Kamala Harris disse a determinado momento que toda a gente deveria ser Woke (desperta) para contrariar o racismo. Essa simpatia de Kamala desperta a ira de Trump. O insulto de Trump visa repudiar a igualdade cidadã, a igualdade de género, o respeito pela autodeterminação de género, ou seja, tudo elementos próprios de uma democracia liberal moderna. Nada como apontar ao movimento chamado “Woke” pelos seus detratores, o qual nos EUA tem ganho destaque, sobretudo, no combate ao racismo sistémico e na denúncia do supremacismo branco.

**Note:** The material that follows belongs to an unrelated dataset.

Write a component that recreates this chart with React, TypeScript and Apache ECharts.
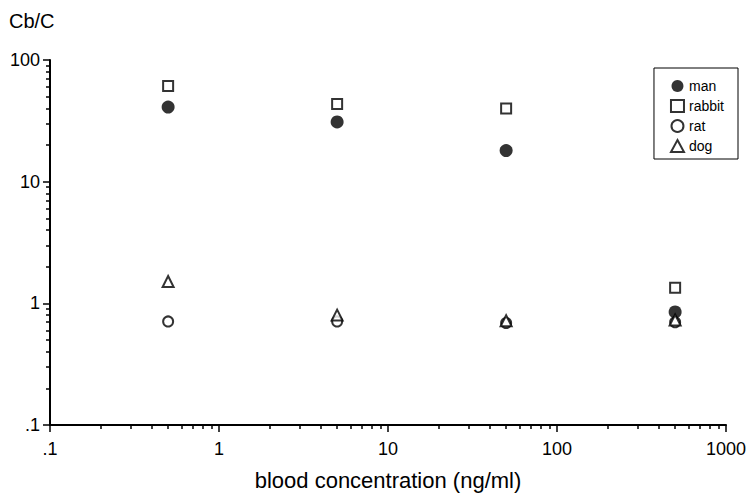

Para nós, Esquerda socialista, não é indiferente que os fascistas ataquem democratas e liberais como se estivessem a atacar o campo da esquerda. Estes ganham natural solidariedade em termos democráticos. Contudo, dirão imediatamente que o marxismo da “camarada” Kamala é usado para assustar eleitorado moderado e arrastar todos os conservadores que não se reflitam ainda no extremismo de Trump. Seja como for, que a extrema direita ponha a esquerda como alvo mais distante só mostra que o temor dos neofascistas se dirige para aqueles que consequentemente podem extirpar as raízes dessa opressão autoritária sobre os povos. Não é suficiente eliminar a base económica do fascismo, há fatores culturais e sociológicos a ter em conta, mas sem isso a progressão da extrema direita não tem fim. Curiosamente, Marx é personagem na política americana a perfazer o primeiro quartel do século XXI. O espetro ainda reina.